== Directions for this task ==
Using the data below, return word for word every line from the one holding "Emit a Python" down to the one holding "import plotly.graph_objects as go". Leave pictures out.

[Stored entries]
══════════

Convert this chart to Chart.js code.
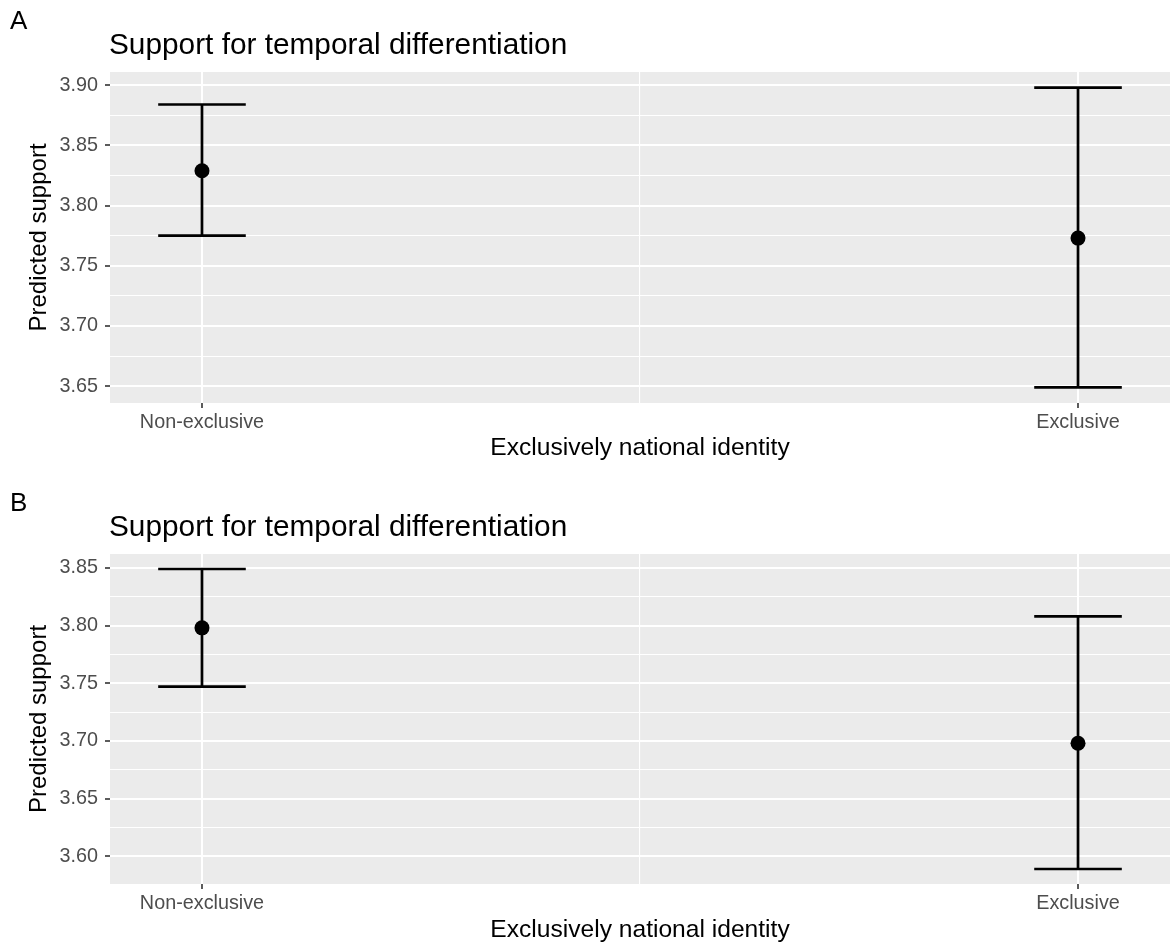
<!DOCTYPE html>
<html>
<head>
<meta charset="utf-8">
<script src="https://cdn.jsdelivr.net/npm/chart.js@4.4.1/dist/chart.umd.min.js"></script>
<style>
  html, body { margin: 0; padding: 0; background: #fff; overflow: hidden; }
  canvas { display: block; }
</style>
</head>
<body>
<canvas id="panelA" width="1172" height="482"></canvas>
<canvas id="panelB" width="1172" height="465"></canvas>
<script>
// --- data ---
const categories = ['Non-exclusive', 'Exclusive'];
const categoryX = [0, 1];

// panel A
const estimateA = [3.829, 3.773];
const lowerA = [3.775, 3.649];
const upperA = [3.884, 3.898];
const yTicksA = [3.65, 3.70, 3.75, 3.80, 3.85, 3.90];
const yRangeA = [3.636, 3.911];

// panel B
const estimateB = [3.798, 3.698];
const lowerB = [3.747, 3.589];
const upperB = [3.849, 3.808];
const yTicksB = [3.60, 3.65, 3.70, 3.75, 3.80, 3.85];
const yRangeB = [3.576, 3.862];

const xRange = [-0.105, 1.105];
const capHalfWidth = 0.05;

const FONT = '"Liberation Sans", Arial, Helvetica, sans-serif';

// fundo cinza e titulos do painel
const panelDecor = {
  id: 'panelDecor',
  beforeDraw(chart) {
    const { ctx, chartArea: a } = chart;
    ctx.save();
    ctx.fillStyle = '#EBEBEB';
    ctx.fillRect(a.left, a.top, a.right - a.left, a.bottom - a.top);
    ctx.restore();
  },
  afterDraw(chart, args, opts) {
    const ctx = chart.ctx;
    ctx.save();
    ctx.fillStyle = '#000';
    ctx.textBaseline = 'alphabetic';
    ctx.textAlign = 'left';
    ctx.font = '26px ' + FONT;
    ctx.fillText(opts.tag, 10, 29);
    ctx.font = '29.8px ' + FONT;
    ctx.fillText(opts.title, chart.chartArea.left - 1, 54);
    ctx.restore();
  }
};

function isOn(list, v) {
  return list.some(t => Math.abs(t - v) < 1e-6);
}

function buildDatasets(est, lo, hi) {
  const line = { showLine: true, borderColor: '#000', borderWidth: 2.7, pointRadius: 0, fill: false };
  const sets = [];
  categoryX.forEach((x, i) => {
    sets.push({ ...line, data: [{ x: x, y: lo[i] }, { x: x, y: hi[i] }] });
    sets.push({ ...line, data: [{ x: x - capHalfWidth, y: hi[i] }, { x: x + capHalfWidth, y: hi[i] }] });
    sets.push({ ...line, data: [{ x: x - capHalfWidth, y: lo[i] }, { x: x + capHalfWidth, y: lo[i] }] });
  });
  sets.push({
    data: categoryX.map((x, i) => ({ x: x, y: est[i] })),
    pointRadius: 7.5, pointBackgroundColor: '#000', pointBorderColor: '#000', borderWidth: 0, showLine: false
  });
  return sets;
}

function makePanel(id, tag, est, lo, hi, yTicks, yRange, axisHeight, titlePad) {
  const step = yTicks[1] - yTicks[0];
  const allY = [];
  for (let v = yTicks[0] - step / 2; v <= yTicks[yTicks.length - 1] + step / 2 + 1e-9; v += step / 2) {
    if (v >= yRange[0] && v <= yRange[1]) allY.push(+v.toFixed(4));
  }
  const xTicks = [categoryX[0], (categoryX[0] + categoryX[1]) / 2, categoryX[1]];

  new Chart(document.getElementById(id), {
    type: 'scatter',
    data: { datasets: buildDatasets(est, lo, hi) },
    plugins: [panelDecor],
    options: {
      responsive: false,
      animation: false,
      events: [],
      layout: { autoPadding: false, padding: { left: 0, right: 2, top: 72, bottom: 0 } },
      plugins: {
        legend: { display: false },
        tooltip: { enabled: false },
        panelDecor: { tag: tag, title: 'Support for temporal differentiation' }
      },
      scales: {
        x: {
          min: xRange[0], max: xRange[1],
          afterBuildTicks: s => { s.ticks = xTicks.map(v => ({ value: v })); },
          afterFit: s => { s.height = axisHeight; s.paddingLeft = 0; s.paddingRight = 0; },
          border: { display: false },
          grid: {
            color: '#fff',
            lineWidth: c => isOn(categoryX, c.tick.value) ? 2 : 1.1,
            tickColor: c => isOn(categoryX, c.tick.value) ? '#333' : 'rgba(0,0,0,0)',
            tickWidth: 1.6,
            tickLength: 5
          },
          ticks: {
            autoSkip: false, maxRotation: 0, padding: 3,
            color: '#4D4D4D', font: { family: FONT, size: 19.8 },
            callback: v => { const i = categoryX.indexOf(v); return i >= 0 ? categories[i] : ''; }
          },
          title: {
            display: true, text: 'Exclusively national identity', color: '#000',
            font: { family: FONT, size: 24.6 }, padding: { top: 0, bottom: titlePad }
          }
        },
        y: {
          min: yRange[0], max: yRange[1],
          afterBuildTicks: s => { s.ticks = allY.map(v => ({ value: v })); },
          afterFit: s => { s.width = 110; s.paddingTop = 0; s.paddingBottom = 0; },
          border: { display: false },
          grid: {
            color: '#fff',
            lineWidth: c => isOn(yTicks, c.tick.value) ? 2 : 1.1,
            tickColor: c => isOn(yTicks, c.tick.value) ? '#333' : 'rgba(0,0,0,0)',
            tickWidth: 1.6,
            tickLength: 5
          },
          ticks: {
            autoSkip: false, padding: 7,
            color: '#4D4D4D', font: { family: FONT, size: 19.8 },
            callback: v => isOn(yTicks, v) ? v.toFixed(2) : ''
          },
          title: {
            display: true, text: 'Predicted support', color: '#000',
            font: { family: FONT, size: 24 }, padding: { top: 25, bottom: 0 }
          }
        }
      }
    }
  });
}

makePanel('panelA', 'A', estimateA, lowerA, upperA, yTicksA, yRangeA, 79, 19);
makePanel('panelB', 'B', estimateB, lowerB, upperB, yTicksB, yRangeB, 63, 2);
</script>
</body>
</html>
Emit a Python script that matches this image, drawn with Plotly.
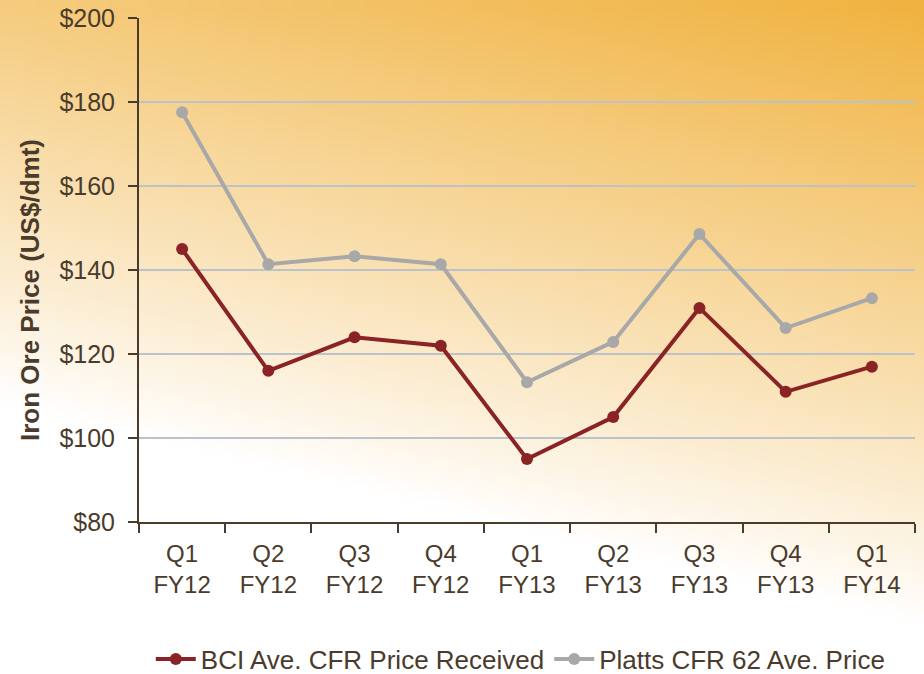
import base64
import struct
import zlib

import plotly.graph_objects as go

# data
quarters = ["Q1<br>FY12", "Q2<br>FY12", "Q3<br>FY12", "Q4<br>FY12", "Q1<br>FY13",
            "Q2<br>FY13", "Q3<br>FY13", "Q4<br>FY13", "Q1<br>FY14"]
bci_price = [145, 116, 124, 122, 95, 105, 131, 111, 117]
platts_price = [177.6, 141.4, 143.3, 141.4, 113.3, 122.9, 148.6, 126.2, 133.3]
y_ticks = [80, 100, 120, 140, 160, 180, 200]
y_tick_text = ["$80", "$100", "$120", "$140", "$160", "$180", "$200"]

W, H = 924, 674
L, R, T, B = 139, 9, 18, 152
TEXT = "#4a3b2c"


def gradient_png(w=116, h=84):
    # diagonal white -> orange wash, orange toward the top right
    orange = (240, 178, 62)
    sx, sy = W / w, H / h
    rows = []
    for j in range(h):
        row = bytearray([0])
        for i in range(w):
            d = (j + 0.5) * sy - 0.24 * (i + 0.5) * sx
            t = max(0.0, min(1.0, (400 - d) / 622))
            t = t ** 0.9
            row += bytes(int(round(255 - t * (255 - c))) for c in orange)
        rows.append(bytes(row))
    raw = b"".join(rows)

    def chunk(tag, data):
        c = struct.pack(">I", len(data)) + tag + data
        return c + struct.pack(">I", zlib.crc32(tag + data) & 0xFFFFFFFF)

    png = b"\x89PNG\r\n\x1a\n"
    png += chunk(b"IHDR", struct.pack(">IIBBBBB", w, h, 8, 2, 0, 0, 0))
    png += chunk(b"IDAT", zlib.compress(raw, 9))
    png += chunk(b"IEND", b"")
    return "data:image/png;base64," + base64.b64encode(png).decode()


pw, ph = W - L - R, H - T - B

fig = go.Figure()
fig.add_trace(go.Scatter(x=quarters, y=bci_price, name="BCI Ave. CFR Price Received",
                         mode="lines+markers",
                         line=dict(color="#8a2325", width=4),
                         marker=dict(color="#8a2325", size=12)))
fig.add_trace(go.Scatter(x=quarters, y=platts_price, name="Platts CFR 62 Ave. Price",
                         mode="lines+markers",
                         line=dict(color="#a8a8a8", width=4),
                         marker=dict(color="#a8a8a8", size=12)))

fig.add_layout_image(dict(source=gradient_png(), xref="paper", yref="paper",
                          x=-L / pw, y=1 + T / ph, sizex=W / pw, sizey=H / ph,
                          xanchor="left", yanchor="top", sizing="stretch",
                          layer="below"))

# y axis title as an annotation, sits a bit below the plot centre like the reference
fig.add_annotation(text="<b>Iron Ore Price (US$/dmt)</b>", textangle=-90,
                   xref="paper", yref="paper",
                   x=(30 - L) / pw, y=1 - (290 - T) / ph,
                   xanchor="center", yanchor="middle", showarrow=False,
                   font=dict(size=26, color=TEXT))

fig.update_layout(
    width=W, height=H,
    margin=dict(l=L, r=R, t=T, b=B, autoexpand=False),
    paper_bgcolor="white",
    plot_bgcolor="rgba(0,0,0,0)",
    font=dict(family="Liberation Sans, Arial, sans-serif", color=TEXT, size=25),
    showlegend=True,
    legend=dict(orientation="h", x=0.492, xanchor="center", y=-(659 - T - ph) / ph,
                yanchor="middle",
                font=dict(size=26, color=TEXT), bgcolor="rgba(0,0,0,0)",
                itemwidth=40, traceorder="normal"),
)

fig.update_xaxes(
    type="category",
    tickson="boundaries",
    ticks="outside", ticklen=9, tickwidth=2, tickcolor=TEXT,
    showline=True, linecolor=TEXT, linewidth=2,
    showgrid=False, zeroline=False,
    range=[-0.5, len(quarters) - 0.5],
    tickfont=dict(size=24, color=TEXT),
    ticklabelstandoff=9,
    ticklabeloverflow="allow",
)

fig.update_yaxes(
    range=[80, 200.05],
    tickvals=y_ticks, ticktext=y_tick_text,
    ticks="outside", ticklen=9, tickwidth=2, tickcolor=TEXT,
    showline=True, linecolor=TEXT, linewidth=2,
    showgrid=True, gridcolor="#bcc2c9", gridwidth=2,
    zeroline=False,
    tickfont=dict(size=25, color=TEXT),
    ticklabelstandoff=8,
    ticklabeloverflow="allow",
)

# drop the default 8px page margin so the figure fills the window exactly
fig.write_html("out.html",
               config={"displayModeBar": False},
               post_script="document.body.style.margin='0';"
                           "document.body.style.overflow='hidden';")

══════════

== Result for this exercise ==
Emit a Python script that matches this image, drawn with Plotly.
import base64
import struct
import zlib

import plotly.graph_objects as go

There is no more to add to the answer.